■ GIVEN INSTRUCTION
Print, word for word, every line from the beginning of the listing up to and including the line with "2000,2001,2002,2003,2004,2005,2006,2007,2008,2009];". Pictures are to be excluded.

■ DATA PROVIDED
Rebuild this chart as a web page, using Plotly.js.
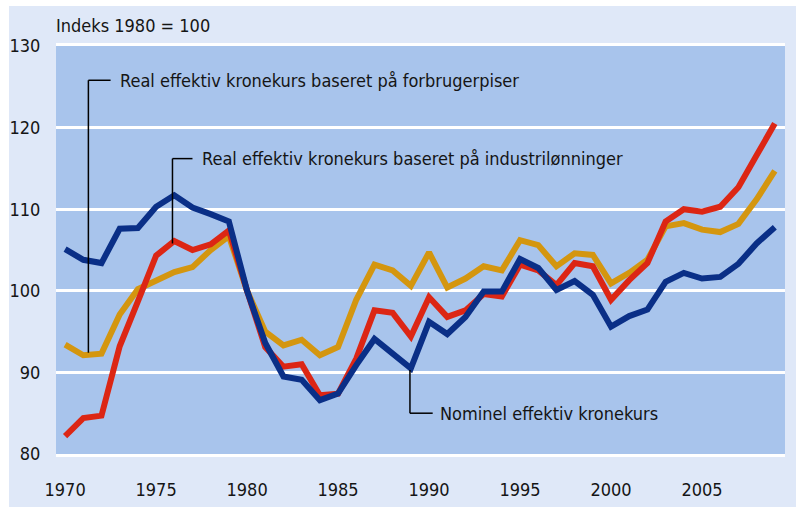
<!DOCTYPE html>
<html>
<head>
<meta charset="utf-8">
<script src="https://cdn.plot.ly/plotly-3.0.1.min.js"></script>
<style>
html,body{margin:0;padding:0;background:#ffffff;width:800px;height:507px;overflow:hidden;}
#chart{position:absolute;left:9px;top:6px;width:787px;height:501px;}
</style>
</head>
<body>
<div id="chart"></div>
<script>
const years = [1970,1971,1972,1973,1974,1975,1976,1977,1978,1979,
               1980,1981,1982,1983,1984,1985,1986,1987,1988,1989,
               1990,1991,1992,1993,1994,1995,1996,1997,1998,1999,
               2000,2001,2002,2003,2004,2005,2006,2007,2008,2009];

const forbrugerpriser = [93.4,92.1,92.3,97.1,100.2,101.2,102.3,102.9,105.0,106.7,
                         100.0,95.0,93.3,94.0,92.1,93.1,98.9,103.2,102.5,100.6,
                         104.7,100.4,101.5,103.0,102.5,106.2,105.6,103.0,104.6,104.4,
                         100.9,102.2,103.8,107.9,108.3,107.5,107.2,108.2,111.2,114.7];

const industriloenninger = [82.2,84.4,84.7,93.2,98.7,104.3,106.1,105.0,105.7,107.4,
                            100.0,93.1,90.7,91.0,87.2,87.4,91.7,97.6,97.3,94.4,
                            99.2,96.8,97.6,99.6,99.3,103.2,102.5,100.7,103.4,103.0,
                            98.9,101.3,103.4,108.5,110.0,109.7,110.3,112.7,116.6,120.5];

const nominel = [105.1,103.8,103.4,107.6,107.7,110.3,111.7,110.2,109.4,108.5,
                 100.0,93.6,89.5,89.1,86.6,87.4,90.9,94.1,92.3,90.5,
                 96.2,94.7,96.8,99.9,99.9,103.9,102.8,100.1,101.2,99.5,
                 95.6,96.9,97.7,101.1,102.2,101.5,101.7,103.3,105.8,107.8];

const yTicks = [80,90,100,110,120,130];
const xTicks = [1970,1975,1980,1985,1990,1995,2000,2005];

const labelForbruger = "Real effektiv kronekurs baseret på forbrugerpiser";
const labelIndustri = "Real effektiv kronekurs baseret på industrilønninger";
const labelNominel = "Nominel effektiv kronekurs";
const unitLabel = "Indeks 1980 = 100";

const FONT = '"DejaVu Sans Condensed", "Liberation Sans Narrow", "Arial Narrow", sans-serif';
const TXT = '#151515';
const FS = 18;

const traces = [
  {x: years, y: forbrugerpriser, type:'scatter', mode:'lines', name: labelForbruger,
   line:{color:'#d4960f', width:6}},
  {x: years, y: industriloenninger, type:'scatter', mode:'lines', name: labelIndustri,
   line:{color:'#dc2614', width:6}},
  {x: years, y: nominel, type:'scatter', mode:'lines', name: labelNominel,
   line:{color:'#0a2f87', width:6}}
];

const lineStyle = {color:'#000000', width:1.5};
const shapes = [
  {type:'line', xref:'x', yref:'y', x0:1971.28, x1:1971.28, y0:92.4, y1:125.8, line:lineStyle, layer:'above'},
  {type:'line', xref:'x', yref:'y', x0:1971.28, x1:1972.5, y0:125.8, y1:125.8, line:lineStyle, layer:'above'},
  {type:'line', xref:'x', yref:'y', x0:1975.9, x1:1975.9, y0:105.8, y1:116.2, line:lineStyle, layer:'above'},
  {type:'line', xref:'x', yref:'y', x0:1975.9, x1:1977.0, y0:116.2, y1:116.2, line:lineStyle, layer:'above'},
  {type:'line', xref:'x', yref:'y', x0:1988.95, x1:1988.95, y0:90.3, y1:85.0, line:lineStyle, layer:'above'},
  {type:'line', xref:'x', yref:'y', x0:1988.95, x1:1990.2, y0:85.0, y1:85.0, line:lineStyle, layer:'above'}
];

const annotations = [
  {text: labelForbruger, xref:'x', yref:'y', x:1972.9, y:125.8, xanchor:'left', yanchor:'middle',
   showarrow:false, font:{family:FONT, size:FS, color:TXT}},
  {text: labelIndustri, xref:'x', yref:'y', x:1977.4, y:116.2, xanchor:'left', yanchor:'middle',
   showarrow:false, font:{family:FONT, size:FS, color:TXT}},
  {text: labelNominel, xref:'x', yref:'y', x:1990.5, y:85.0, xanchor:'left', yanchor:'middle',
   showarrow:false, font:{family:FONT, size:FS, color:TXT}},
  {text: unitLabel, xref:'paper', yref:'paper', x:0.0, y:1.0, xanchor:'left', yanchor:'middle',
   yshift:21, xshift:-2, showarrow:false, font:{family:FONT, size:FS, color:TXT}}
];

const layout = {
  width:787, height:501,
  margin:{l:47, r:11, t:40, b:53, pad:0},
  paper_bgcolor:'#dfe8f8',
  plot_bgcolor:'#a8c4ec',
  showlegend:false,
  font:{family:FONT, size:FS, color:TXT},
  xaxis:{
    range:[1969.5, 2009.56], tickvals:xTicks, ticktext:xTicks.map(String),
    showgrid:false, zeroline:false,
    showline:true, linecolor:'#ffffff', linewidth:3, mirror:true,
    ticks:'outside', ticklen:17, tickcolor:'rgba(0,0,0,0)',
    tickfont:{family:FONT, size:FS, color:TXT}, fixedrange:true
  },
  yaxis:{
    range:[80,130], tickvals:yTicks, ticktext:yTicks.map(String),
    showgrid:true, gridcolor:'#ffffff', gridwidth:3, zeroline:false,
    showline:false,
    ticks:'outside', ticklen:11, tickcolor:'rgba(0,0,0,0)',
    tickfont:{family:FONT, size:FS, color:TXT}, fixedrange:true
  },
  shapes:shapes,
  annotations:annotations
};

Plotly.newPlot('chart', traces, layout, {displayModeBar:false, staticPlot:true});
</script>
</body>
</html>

■ THE COMPLETED TASK
Rebuild this chart as a web page, using Plotly.js.
<!DOCTYPE html>
<html>
<head>
<meta charset="utf-8">
<script src="https://cdn.plot.ly/plotly-3.0.1.min.js"></script>
<style>
html,body{margin:0;padding:0;background:#ffffff;width:800px;height:507px;overflow:hidden;}
#chart{position:absolute;left:9px;top:6px;width:787px;height:501px;}
</style>
</head>
<body>
<div id="chart"></div>
<script>
const years = [1970,1971,1972,1973,1974,1975,1976,1977,1978,1979,
               1980,1981,1982,1983,1984,1985,1986,1987,1988,1989,
               1990,1991,1992,1993,1994,1995,1996,1997,1998,1999,
               2000,2001,2002,2003,2004,2005,2006,2007,2008,2009];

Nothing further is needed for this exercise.